:: MATERIAL FOR THE TASK ::
↓

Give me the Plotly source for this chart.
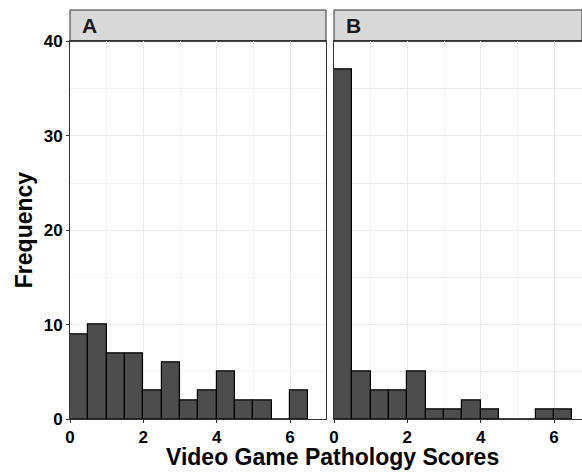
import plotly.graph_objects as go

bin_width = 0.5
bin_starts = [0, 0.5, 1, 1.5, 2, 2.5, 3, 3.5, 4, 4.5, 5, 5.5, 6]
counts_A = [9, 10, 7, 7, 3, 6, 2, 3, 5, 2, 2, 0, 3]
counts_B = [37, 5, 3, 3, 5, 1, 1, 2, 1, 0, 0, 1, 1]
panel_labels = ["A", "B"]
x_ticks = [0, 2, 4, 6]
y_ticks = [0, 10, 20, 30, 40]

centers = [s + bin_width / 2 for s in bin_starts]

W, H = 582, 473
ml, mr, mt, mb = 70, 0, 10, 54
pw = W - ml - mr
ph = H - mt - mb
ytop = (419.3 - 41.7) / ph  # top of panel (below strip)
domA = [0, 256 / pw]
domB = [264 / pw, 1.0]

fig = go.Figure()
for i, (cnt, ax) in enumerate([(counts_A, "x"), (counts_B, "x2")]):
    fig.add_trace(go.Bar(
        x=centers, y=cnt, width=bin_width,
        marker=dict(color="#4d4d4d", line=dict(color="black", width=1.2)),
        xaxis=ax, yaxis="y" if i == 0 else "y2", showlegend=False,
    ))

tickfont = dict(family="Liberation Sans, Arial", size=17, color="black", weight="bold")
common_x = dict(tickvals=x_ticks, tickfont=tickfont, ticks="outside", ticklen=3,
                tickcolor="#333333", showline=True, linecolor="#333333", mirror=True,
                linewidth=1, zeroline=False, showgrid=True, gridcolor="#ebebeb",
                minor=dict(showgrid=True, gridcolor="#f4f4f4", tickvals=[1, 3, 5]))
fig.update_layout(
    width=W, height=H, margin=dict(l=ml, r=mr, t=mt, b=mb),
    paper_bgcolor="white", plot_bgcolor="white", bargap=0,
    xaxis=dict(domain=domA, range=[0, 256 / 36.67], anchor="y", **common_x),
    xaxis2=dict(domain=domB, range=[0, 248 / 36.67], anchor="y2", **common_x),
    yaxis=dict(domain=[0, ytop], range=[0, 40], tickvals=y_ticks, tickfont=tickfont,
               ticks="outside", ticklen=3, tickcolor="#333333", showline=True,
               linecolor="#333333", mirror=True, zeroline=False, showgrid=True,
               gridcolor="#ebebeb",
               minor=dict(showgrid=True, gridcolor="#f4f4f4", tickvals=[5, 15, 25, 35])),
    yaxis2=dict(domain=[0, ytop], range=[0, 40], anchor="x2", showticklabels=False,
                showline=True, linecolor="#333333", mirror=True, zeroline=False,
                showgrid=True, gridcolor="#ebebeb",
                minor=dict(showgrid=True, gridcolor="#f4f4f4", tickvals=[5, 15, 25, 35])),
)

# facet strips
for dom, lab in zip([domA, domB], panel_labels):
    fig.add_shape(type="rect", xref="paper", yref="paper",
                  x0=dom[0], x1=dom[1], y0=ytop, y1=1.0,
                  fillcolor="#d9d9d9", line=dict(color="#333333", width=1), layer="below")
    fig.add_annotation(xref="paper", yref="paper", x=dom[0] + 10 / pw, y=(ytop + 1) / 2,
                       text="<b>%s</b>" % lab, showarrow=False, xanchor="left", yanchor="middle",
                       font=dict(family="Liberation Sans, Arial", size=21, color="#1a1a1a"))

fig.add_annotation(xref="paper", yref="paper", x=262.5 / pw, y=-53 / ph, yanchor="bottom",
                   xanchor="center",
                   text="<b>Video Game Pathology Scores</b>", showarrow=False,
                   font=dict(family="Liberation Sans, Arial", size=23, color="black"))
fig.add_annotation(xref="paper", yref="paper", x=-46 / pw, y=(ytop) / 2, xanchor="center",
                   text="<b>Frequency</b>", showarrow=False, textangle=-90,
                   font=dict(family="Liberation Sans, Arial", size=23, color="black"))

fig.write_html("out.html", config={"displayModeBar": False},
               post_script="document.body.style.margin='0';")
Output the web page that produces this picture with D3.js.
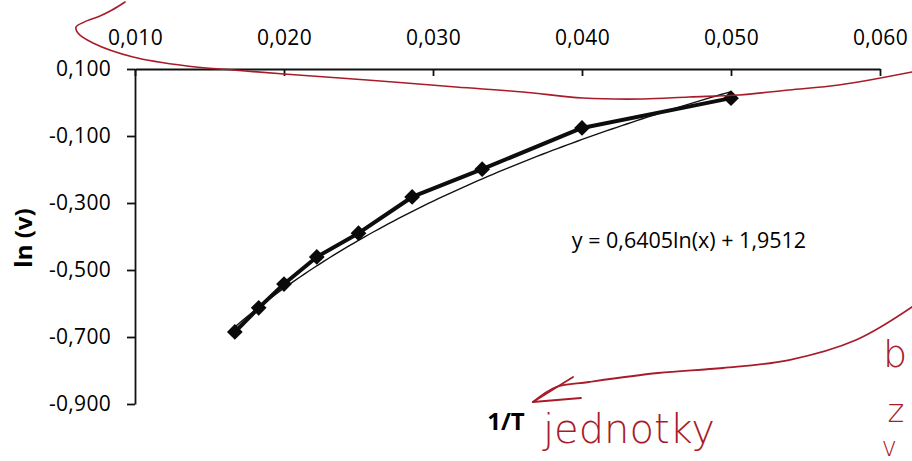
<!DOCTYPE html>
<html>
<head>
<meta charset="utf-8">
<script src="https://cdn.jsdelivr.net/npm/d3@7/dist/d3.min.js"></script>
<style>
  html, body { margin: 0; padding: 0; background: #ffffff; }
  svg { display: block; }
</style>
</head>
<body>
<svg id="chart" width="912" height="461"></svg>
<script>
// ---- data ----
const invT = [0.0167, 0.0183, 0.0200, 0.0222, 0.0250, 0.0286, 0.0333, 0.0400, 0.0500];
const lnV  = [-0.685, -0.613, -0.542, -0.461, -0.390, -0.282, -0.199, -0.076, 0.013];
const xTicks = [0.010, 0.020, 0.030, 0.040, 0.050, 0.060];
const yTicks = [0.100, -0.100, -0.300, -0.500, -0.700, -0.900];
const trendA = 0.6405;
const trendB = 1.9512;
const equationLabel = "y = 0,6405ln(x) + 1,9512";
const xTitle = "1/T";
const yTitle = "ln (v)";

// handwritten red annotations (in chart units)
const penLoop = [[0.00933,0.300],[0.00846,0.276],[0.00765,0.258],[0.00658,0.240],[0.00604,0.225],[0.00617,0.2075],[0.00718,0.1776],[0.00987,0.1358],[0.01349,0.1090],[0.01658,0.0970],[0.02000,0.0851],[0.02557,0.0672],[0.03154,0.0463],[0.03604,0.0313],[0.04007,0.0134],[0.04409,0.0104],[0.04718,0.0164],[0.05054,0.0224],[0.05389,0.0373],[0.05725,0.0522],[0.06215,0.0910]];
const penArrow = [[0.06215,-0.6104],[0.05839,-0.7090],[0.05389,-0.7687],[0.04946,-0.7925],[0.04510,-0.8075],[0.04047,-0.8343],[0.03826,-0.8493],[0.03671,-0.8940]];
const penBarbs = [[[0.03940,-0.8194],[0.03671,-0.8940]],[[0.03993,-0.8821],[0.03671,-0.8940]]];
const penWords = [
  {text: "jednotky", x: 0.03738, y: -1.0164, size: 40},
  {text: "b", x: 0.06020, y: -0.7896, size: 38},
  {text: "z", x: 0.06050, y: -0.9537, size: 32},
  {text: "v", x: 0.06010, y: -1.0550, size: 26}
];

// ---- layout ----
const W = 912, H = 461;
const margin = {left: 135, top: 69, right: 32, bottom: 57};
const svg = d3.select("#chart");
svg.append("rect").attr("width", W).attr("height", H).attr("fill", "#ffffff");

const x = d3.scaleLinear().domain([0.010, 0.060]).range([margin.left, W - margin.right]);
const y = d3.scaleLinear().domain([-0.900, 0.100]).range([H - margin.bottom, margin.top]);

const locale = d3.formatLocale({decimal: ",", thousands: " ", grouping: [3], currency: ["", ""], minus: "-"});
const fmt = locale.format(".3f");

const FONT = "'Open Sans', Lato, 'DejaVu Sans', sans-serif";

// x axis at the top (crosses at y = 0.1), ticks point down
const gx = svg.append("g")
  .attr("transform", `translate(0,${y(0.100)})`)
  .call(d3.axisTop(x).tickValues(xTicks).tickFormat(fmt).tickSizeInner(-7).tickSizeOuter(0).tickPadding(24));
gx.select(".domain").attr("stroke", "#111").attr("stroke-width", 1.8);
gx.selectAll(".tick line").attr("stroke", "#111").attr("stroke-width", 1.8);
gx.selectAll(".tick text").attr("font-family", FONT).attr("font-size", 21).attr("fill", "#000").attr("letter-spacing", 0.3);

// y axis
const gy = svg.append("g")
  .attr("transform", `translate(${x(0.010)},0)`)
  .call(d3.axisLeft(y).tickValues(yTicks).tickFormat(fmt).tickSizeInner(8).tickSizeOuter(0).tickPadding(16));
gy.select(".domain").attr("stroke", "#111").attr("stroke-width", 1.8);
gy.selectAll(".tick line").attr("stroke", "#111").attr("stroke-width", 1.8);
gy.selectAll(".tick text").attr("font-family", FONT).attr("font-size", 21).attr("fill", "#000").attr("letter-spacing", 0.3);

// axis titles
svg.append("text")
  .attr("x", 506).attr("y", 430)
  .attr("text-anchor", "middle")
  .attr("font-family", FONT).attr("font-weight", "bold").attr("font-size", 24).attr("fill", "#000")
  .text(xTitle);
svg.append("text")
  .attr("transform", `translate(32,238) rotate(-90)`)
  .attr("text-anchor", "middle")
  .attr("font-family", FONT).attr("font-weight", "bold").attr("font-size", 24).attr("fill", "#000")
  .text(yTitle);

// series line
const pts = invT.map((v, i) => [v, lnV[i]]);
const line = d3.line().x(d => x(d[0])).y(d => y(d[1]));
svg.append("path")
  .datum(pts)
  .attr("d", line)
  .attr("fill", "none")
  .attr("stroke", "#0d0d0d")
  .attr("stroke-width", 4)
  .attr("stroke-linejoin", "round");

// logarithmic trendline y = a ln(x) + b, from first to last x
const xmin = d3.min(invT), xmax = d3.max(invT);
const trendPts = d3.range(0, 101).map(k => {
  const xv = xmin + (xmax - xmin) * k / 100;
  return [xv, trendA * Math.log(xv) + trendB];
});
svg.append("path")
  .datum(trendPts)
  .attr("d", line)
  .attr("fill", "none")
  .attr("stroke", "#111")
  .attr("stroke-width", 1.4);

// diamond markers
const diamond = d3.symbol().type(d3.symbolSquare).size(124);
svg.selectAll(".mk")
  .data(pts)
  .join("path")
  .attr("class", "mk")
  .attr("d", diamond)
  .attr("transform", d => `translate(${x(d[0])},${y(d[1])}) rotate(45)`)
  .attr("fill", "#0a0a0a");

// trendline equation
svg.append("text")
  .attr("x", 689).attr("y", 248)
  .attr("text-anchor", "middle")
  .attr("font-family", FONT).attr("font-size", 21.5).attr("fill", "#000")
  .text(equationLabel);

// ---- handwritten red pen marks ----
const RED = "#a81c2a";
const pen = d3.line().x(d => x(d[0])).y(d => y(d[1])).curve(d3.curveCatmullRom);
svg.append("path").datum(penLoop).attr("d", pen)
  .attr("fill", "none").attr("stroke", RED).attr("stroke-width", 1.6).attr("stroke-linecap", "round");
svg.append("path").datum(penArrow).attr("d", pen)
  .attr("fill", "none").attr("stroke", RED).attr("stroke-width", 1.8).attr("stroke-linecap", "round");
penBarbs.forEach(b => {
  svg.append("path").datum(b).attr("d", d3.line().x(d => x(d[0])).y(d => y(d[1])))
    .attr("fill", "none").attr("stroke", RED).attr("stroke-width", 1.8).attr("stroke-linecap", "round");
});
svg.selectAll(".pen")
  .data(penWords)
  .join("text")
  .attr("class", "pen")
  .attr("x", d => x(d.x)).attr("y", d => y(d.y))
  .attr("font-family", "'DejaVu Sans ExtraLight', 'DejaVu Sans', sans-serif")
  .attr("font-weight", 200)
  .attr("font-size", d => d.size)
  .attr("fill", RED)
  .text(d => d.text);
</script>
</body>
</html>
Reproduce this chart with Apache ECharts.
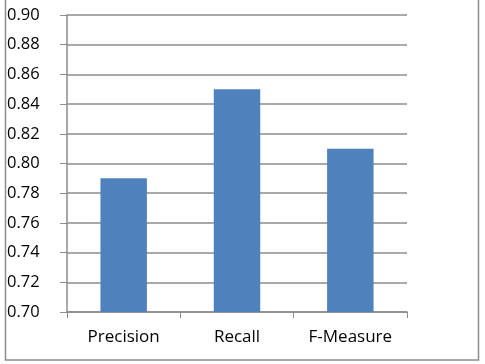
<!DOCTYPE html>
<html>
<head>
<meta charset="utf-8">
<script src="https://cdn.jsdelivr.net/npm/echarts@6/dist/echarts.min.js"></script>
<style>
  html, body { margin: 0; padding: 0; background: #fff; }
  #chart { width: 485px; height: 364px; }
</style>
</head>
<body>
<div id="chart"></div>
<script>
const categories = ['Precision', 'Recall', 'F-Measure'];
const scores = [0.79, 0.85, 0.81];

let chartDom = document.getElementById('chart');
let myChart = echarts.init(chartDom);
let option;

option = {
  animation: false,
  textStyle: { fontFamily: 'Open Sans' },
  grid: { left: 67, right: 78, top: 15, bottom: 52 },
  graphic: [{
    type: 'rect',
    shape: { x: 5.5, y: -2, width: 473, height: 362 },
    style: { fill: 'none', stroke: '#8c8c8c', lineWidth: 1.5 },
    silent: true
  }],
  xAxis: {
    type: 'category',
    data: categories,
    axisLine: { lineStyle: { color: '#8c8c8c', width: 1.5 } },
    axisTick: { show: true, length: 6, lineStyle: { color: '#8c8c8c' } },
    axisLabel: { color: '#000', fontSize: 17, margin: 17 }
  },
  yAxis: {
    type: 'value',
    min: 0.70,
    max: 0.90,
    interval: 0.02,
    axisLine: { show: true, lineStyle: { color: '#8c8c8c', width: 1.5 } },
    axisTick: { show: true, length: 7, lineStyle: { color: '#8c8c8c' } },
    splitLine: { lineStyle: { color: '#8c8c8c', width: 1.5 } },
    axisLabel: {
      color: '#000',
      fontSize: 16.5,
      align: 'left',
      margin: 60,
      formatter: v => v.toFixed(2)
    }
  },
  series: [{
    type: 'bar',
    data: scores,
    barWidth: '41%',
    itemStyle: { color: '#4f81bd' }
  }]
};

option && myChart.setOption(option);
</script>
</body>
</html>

↑

:: STATED TASK ::
Count every line in the data that contains the word "with", then give that count and nothing else.

:: TASK OUTPUT ::
2